Common Mistakes to Avoid
After years of developing cider-pork pairings professionally, these are the errors I see most often — at restaurants, at home, and even at cider festivals where the pairing knowledge should be better.
Going too sweet. The most common mistake. Commercial ciders are often sweeter than traditional styles, and that sweetness fights with savory pork preparations. If the cider tastes like apple juice with a kick, it's wrong for almost every pork pairing except dessert applications. Look for ciders that list "dry" or "brut" on the label.
Ignoring temperature. Cider served too cold suppresses its aromatic compounds and acidity — the two things that make the pairing work. Serve farmhouse and still ciders at cellar temperature (50-55°F), not refrigerator cold. Sparkling ciders can go slightly colder (45-50°F) since carbonation provides its own textural contrast.
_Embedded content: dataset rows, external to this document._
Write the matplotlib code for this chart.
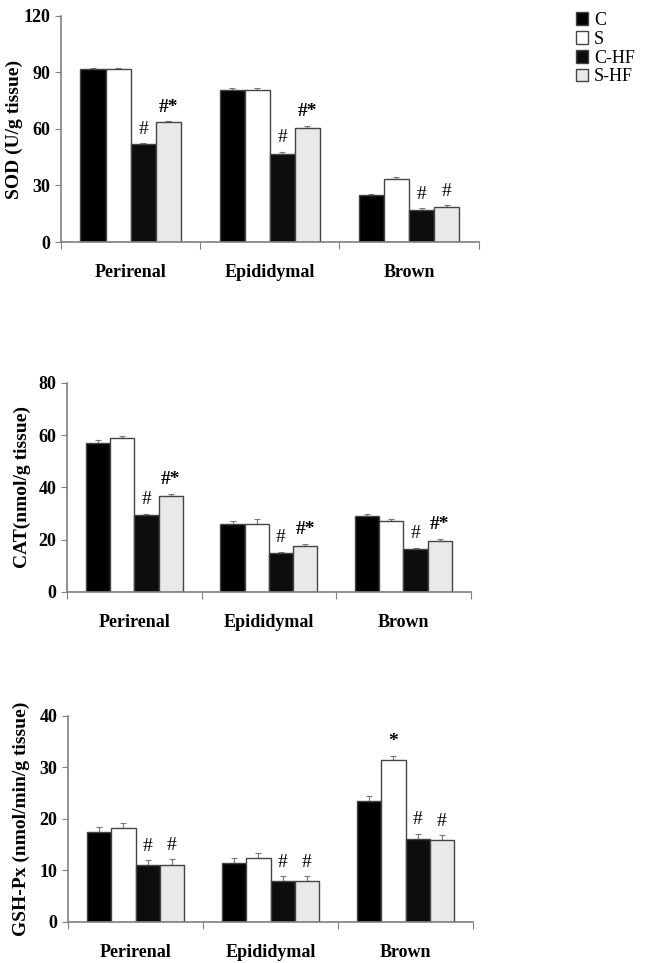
import numpy as np
import matplotlib
matplotlib.use("Agg")
import matplotlib.pyplot as plt

plt.rcParams['font.family'] = ['Liberation Serif', 'DejaVu Serif']

groups = ["C", "S", "C-HF", "S-HF"]
tissues = ["Perirenal", "Epididymal", "Brown"]

# SOD (U/g tissue), rows = tissue, cols = group
sod = [[91.9, 92.0, 52.0, 63.7],
       [80.5, 80.5, 46.7, 60.4],
       [25.0, 33.5, 17.0, 18.8]]
sod_err = [[0.5, 0.4, 0.5, 0.4],
           [1.2, 1.2, 1.2, 1.2],
           [0.6, 1.2, 0.8, 0.8]]
sod_marks = [["", "", "#", "#*"],
             ["", "", "#", "#*"],
             ["", "", "#", "#"]]

# CAT (nmol/g tissue)
cat = [[57.0, 59.0, 29.3, 36.8],
       [26.0, 26.2, 14.9, 17.7],
       [28.9, 27.2, 16.4, 19.6]]
cat_err = [[1.0, 0.8, 0.6, 0.7],
           [1.0, 1.6, 0.5, 0.8],
           [1.0, 0.6, 0.5, 0.8]]
cat_marks = [["", "", "#", "#*"],
             ["", "", "#", "#*"],
             ["", "", "#", "#*"]]

# GSH-Px (nmol/min/g tissue)
gsh = [[17.5, 18.3, 11.0, 11.0],
       [11.4, 12.4, 7.9, 7.9],
       [23.5, 31.5, 16.2, 15.9]]
gsh_err = [[1.0, 0.9, 1.0, 1.2],
           [1.0, 0.9, 1.0, 1.0],
           [0.9, 0.8, 0.9, 0.9]]
gsh_marks = [["", "", "#", "#"],
             ["", "", "#", "#"],
             ["", "*", "#", "#"]]

colors = ["#000000", "#ffffff", "#0d0d0d", "#e9e9e9"]

fig = plt.figure(figsize=(6.65, 9.63), dpi=100)

panels = [
    ([0.0917, 0.7487, 0.628, 0.2347], sod, sod_err, sod_marks, 120, 30, "SOD (U/g tissue)", -0.092),
    ([0.1008, 0.3853, 0.607, 0.2170], cat, cat_err, cat_marks, 80, 20, "CAT(nmol/g tissue)", -0.090),
    ([0.1023, 0.0426, 0.609, 0.2140], gsh, gsh_err, gsh_marks, 40, 10, "GSH-Px (nmol/min/g tissue)", -0.094),
]

w = 0.18
x = np.arange(len(tissues)) + 0.5
bars_for_legend = []
for pos, vals, errs, marks, ymax, step, ylab, labx in panels:
    ax = fig.add_axes(pos)
    vals = np.array(vals)
    errs = np.array(errs)
    for j, g in enumerate(groups):
        xs = x + (j - 1.5) * w
        b = ax.bar(xs, vals[:, j], w, color=colors[j], edgecolor="#444444",
                   linewidth=1.0, label=g, zorder=2)
        ax.errorbar(xs, vals[:, j], yerr=[np.zeros(3), errs[:, j]], fmt="none",
                    ecolor="#777777", elinewidth=0.8, capsize=2.5, capthick=0.8, zorder=1)
        if len(bars_for_legend) < 4:
            bars_for_legend.append(b)
        for i in range(3):
            m = marks[i][j]
            if m:
                ax.annotate(m, (xs[i], vals[i, j] + errs[i, j]), xytext=(0, 4),
                            textcoords="offset points", ha="center", va="bottom",
                            fontsize=14, fontweight="bold" if "*" in m else "normal")
    ax.set_xlim(0, 3)
    ax.set_ylim(0, ymax)
    ax.set_yticks(np.arange(0, ymax + 1, step))
    ax.set_xticks([0, 1, 2, 3])
    ax.set_xticklabels([])
    ax.set_xticks(x, minor=True)
    ax.set_xticklabels(tissues, minor=True, fontsize=13, fontweight="bold")
    ax.tick_params(axis="x", which="minor", length=0, pad=16)
    ax.tick_params(axis="x", which="major", length=5, color="#808080", direction="out")
    ax.tick_params(axis="y", length=4, color="#808080", labelsize=13, direction="out")
    for lab in ax.get_yticklabels():
        lab.set_fontweight("bold")
    for s in ["top", "right"]:
        ax.spines[s].set_visible(False)
    for s in ["left", "bottom"]:
        ax.spines[s].set_color("#808080")
        ax.spines[s].set_linewidth(1.2)
    ax.set_ylabel(ylab, fontsize=14, fontweight="bold")
    ax.yaxis.set_label_coords(labx, 0.5)

fig.legend(bars_for_legend, groups, loc="upper left", bbox_to_anchor=(0.855, 0.995),
           frameon=False, fontsize=13, handlelength=0.7, handleheight=0.7,
           handletextpad=0.3, labelspacing=0.1, borderaxespad=0)

fig.savefig("out.png", dpi=100)
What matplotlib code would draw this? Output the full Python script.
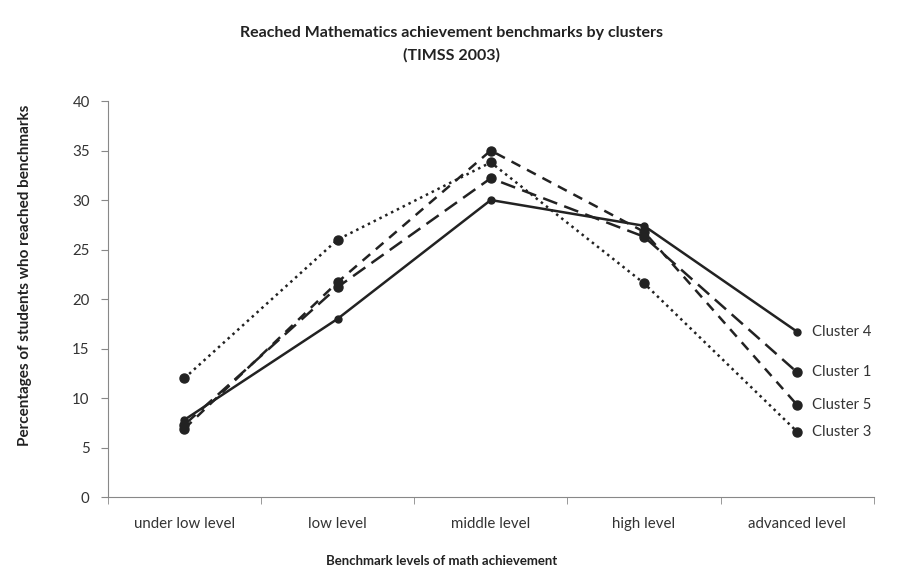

Matching apple with apple. An apple-glazed pork chop doesn't need an apple-forward cider. That's redundant. Counter-pair instead: apple-glazed pork with a funky, dry farmhouse cider. The contrast creates interest. The bridge is already there through the apple glaze — the cider should provide something the food doesn't already have.
Forgetting regional pairings exist for a reason. Norman cider with Norman pork. English cider with English pork roast. American heritage cider with American barbecue. These combinations evolved together over centuries. Before experimenting, try the traditional match first. It's traditional because it works.
The best wine pairings for pork follow similar principles — acidity and weight matching — but cider has the advantage of lower alcohol and higher effervescence, making it a better session pairing for long meals.
Frequently Asked Questions
Is hard cider or sweet cider better with pork?
Hard (fermented) cider is better for savory pork dishes — the alcohol, acidity, and complexity complement cooked pork far better than non-alcoholic sweet cider. Sweet cider works only as a cooking ingredient or alongside dessert pork preparations.
What cider goes with a pork roast?
A semi-dry English-style bittersweet cider pairs best with a traditional pork roast. The moderate tannins complement the rendered fat, while residual sweetness enhances the meat's caramelized exterior. Serve at cellar temperature, not ice cold.
Can you use cider as a marinade for pork?
Yes — dry cider makes an excellent pork marinade. The malic acid tenderizes the meat while infusing apple flavor. Marinate for 4-12 hours, then serve the same style of cider at the table to create layered flavor continuity.
Does cider pair better with pork than beer?
For most pork cuts, cider provides better acid balance than beer. Beer wins with heavily spiced or fried pork where carbonation and malt sweetness shine. For roasted, grilled, or cured pork, cider's malic acid and fruit complexity create a more refined pairing.